• [THE REQUEST]
Return the data exactly, with all pictures removed.

- - - - - - -

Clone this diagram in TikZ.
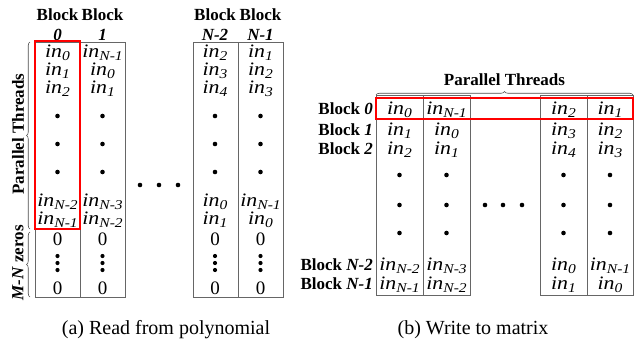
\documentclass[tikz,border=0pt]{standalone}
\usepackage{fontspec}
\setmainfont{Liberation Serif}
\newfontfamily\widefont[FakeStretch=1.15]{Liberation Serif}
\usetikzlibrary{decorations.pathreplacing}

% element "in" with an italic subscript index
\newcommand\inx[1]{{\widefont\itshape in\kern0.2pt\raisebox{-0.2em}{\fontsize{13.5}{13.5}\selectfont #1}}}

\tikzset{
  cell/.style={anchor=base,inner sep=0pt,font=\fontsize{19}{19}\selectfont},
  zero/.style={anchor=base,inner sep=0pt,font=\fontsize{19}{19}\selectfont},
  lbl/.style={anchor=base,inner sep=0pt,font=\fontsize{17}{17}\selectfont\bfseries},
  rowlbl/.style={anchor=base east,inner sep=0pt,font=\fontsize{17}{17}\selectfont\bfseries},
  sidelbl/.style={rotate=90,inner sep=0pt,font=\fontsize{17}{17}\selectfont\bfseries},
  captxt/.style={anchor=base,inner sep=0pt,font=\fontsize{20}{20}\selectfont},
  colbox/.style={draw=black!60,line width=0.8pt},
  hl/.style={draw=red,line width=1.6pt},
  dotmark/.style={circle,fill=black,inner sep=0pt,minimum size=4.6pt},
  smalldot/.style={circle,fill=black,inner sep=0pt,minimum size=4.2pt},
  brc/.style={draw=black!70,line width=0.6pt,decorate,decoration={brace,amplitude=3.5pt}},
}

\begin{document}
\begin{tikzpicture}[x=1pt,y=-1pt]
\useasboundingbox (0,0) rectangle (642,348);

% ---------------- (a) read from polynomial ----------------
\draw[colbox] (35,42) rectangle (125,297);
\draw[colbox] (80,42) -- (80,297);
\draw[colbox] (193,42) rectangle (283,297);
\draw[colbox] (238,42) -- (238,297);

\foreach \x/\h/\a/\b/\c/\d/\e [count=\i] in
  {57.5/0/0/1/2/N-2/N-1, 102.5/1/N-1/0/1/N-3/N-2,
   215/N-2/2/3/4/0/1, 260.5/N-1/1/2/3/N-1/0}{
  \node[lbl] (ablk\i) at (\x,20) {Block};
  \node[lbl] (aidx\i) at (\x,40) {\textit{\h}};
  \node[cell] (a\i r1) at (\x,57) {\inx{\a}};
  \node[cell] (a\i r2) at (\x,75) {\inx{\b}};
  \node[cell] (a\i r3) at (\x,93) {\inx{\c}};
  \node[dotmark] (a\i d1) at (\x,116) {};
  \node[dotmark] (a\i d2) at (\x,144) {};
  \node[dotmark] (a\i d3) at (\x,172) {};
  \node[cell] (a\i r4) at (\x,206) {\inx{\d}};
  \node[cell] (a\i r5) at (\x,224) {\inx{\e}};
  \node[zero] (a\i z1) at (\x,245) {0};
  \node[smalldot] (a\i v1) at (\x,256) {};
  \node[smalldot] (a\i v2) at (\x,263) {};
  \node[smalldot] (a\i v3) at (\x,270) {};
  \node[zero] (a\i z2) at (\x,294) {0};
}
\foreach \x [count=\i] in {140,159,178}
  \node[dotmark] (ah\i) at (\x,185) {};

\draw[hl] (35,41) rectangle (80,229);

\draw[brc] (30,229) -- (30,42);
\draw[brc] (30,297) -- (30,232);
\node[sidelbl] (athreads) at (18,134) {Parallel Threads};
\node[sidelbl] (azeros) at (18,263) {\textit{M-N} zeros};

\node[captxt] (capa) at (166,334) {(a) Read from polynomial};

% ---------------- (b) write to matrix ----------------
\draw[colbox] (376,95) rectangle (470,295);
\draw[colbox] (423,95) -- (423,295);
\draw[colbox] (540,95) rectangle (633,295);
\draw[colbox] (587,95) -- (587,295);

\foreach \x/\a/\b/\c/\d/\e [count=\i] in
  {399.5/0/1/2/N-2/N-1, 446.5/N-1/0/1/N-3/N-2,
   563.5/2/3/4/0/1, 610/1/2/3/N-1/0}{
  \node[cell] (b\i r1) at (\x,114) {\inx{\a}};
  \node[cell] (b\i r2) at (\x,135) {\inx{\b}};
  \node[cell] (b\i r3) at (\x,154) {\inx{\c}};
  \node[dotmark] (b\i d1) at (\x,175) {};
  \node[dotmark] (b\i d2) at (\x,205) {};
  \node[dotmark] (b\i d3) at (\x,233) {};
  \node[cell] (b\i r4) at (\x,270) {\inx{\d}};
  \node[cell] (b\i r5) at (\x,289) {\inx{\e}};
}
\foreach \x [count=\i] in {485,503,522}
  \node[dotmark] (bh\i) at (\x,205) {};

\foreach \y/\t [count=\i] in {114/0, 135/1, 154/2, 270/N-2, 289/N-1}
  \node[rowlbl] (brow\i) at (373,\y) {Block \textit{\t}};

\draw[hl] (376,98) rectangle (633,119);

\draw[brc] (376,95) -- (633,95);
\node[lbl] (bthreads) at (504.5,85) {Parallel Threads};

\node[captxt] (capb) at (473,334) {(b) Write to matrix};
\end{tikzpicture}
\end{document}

- - - - - - -

• [RESULT FOR THIS EXERCISE]
Clone this diagram in TikZ.
\documentclass[tikz,border=0pt]{standalone}
\usepackage{fontspec}
\setmainfont{Liberation Serif}
\newfontfamily\widefont[FakeStretch=1.15]{Liberation Serif}
\usetikzlibrary{decorations.pathreplacing}

% element "in" with an italic subscript index
\newcommand\inx[1]{{\widefont\itshape in\kern0.2pt\raisebox{-0.2em}{\fontsize{13.5}{13.5}\selectfont #1}}}

\tikzset{
  cell/.style={anchor=base,inner sep=0pt,font=\fontsize{19}{19}\selectfont},
  zero/.style={anchor=base,inner sep=0pt,font=\fontsize{19}{19}\selectfont},
  lbl/.style={anchor=base,inner sep=0pt,font=\fontsize{17}{17}\selectfont\bfseries},
  rowlbl/.style={anchor=base east,inner sep=0pt,font=\fontsize{17}{17}\selectfont\bfseries},
  sidelbl/.style={rotate=90,inner sep=0pt,font=\fontsize{17}{17}\selectfont\bfseries},
  captxt/.style={anchor=base,inner sep=0pt,font=\fontsize{20}{20}\selectfont},
  colbox/.style={draw=black!60,line width=0.8pt},
  hl/.style={draw=red,line width=1.6pt},
  dotmark/.style={circle,fill=black,inner sep=0pt,minimum size=4.6pt},
  smalldot/.style={circle,fill=black,inner sep=0pt,minimum size=4.2pt},
  brc/.style={draw=black!70,line width=0.6pt,decorate,decoration={brace,amplitude=3.5pt}},
}

\begin{document}
\begin{tikzpicture}[x=1pt,y=-1pt]
\useasboundingbox (0,0) rectangle (642,348);

% ---------------- (a) read from polynomial ----------------
\draw[colbox] (35,42) rectangle (125,297);
\draw[colbox] (80,42) -- (80,297);
\draw[colbox] (193,42) rectangle (283,297);
\draw[colbox] (238,42) -- (238,297);

\foreach \x/\h/\a/\b/\c/\d/\e [count=\i] in
  {57.5/0/0/1/2/N-2/N-1, 102.5/1/N-1/0/1/N-3/N-2,
   215/N-2/2/3/4/0/1, 260.5/N-1/1/2/3/N-1/0}{
  \node[lbl] (ablk\i) at (\x,20) {Block};
  \node[lbl] (aidx\i) at (\x,40) {\textit{\h}};
  \node[cell] (a\i r1) at (\x,57) {\inx{\a}};
  \node[cell] (a\i r2) at (\x,75) {\inx{\b}};
  \node[cell] (a\i r3) at (\x,93) {\inx{\c}};
  \node[dotmark] (a\i d1) at (\x,116) {};
  \node[dotmark] (a\i d2) at (\x,144) {};
  \node[dotmark] (a\i d3) at (\x,172) {};
  \node[cell] (a\i r4) at (\x,206) {\inx{\d}};
  \node[cell] (a\i r5) at (\x,224) {\inx{\e}};
  \node[zero] (a\i z1) at (\x,245) {0};
  \node[smalldot] (a\i v1) at (\x,256) {};
  \node[smalldot] (a\i v2) at (\x,263) {};
  \node[smalldot] (a\i v3) at (\x,270) {};
  \node[zero] (a\i z2) at (\x,294) {0};
}
\foreach \x [count=\i] in {140,159,178}
  \node[dotmark] (ah\i) at (\x,185) {};

\draw[hl] (35,41) rectangle (80,229);

\draw[brc] (30,229) -- (30,42);
\draw[brc] (30,297) -- (30,232);
\node[sidelbl] (athreads) at (18,134) {Parallel Threads};
\node[sidelbl] (azeros) at (18,263) {\textit{M-N} zeros};

\node[captxt] (capa) at (166,334) {(a) Read from polynomial};

% ---------------- (b) write to matrix ----------------
\draw[colbox] (376,95) rectangle (470,295);
\draw[colbox] (423,95) -- (423,295);
\draw[colbox] (540,95) rectangle (633,295);
\draw[colbox] (587,95) -- (587,295);

\foreach \x/\a/\b/\c/\d/\e [count=\i] in
  {399.5/0/1/2/N-2/N-1, 446.5/N-1/0/1/N-3/N-2,
   563.5/2/3/4/0/1, 610/1/2/3/N-1/0}{
  \node[cell] (b\i r1) at (\x,114) {\inx{\a}};
  \node[cell] (b\i r2) at (\x,135) {\inx{\b}};
  \node[cell] (b\i r3) at (\x,154) {\inx{\c}};
  \node[dotmark] (b\i d1) at (\x,175) {};
  \node[dotmark] (b\i d2) at (\x,205) {};
  \node[dotmark] (b\i d3) at (\x,233) {};
  \node[cell] (b\i r4) at (\x,270) {\inx{\d}};
  \node[cell] (b\i r5) at (\x,289) {\inx{\e}};
}
\foreach \x [count=\i] in {485,503,522}
  \node[dotmark] (bh\i) at (\x,205) {};

\foreach \y/\t [count=\i] in {114/0, 135/1, 154/2, 270/N-2, 289/N-1}
  \node[rowlbl] (brow\i) at (373,\y) {Block \textit{\t}};

\draw[hl] (376,98) rectangle (633,119);

\draw[brc] (376,95) -- (633,95);
\node[lbl] (bthreads) at (504.5,85) {Parallel Threads};

\node[captxt] (capb) at (473,334) {(b) Write to matrix};
\end{tikzpicture}
\end{document}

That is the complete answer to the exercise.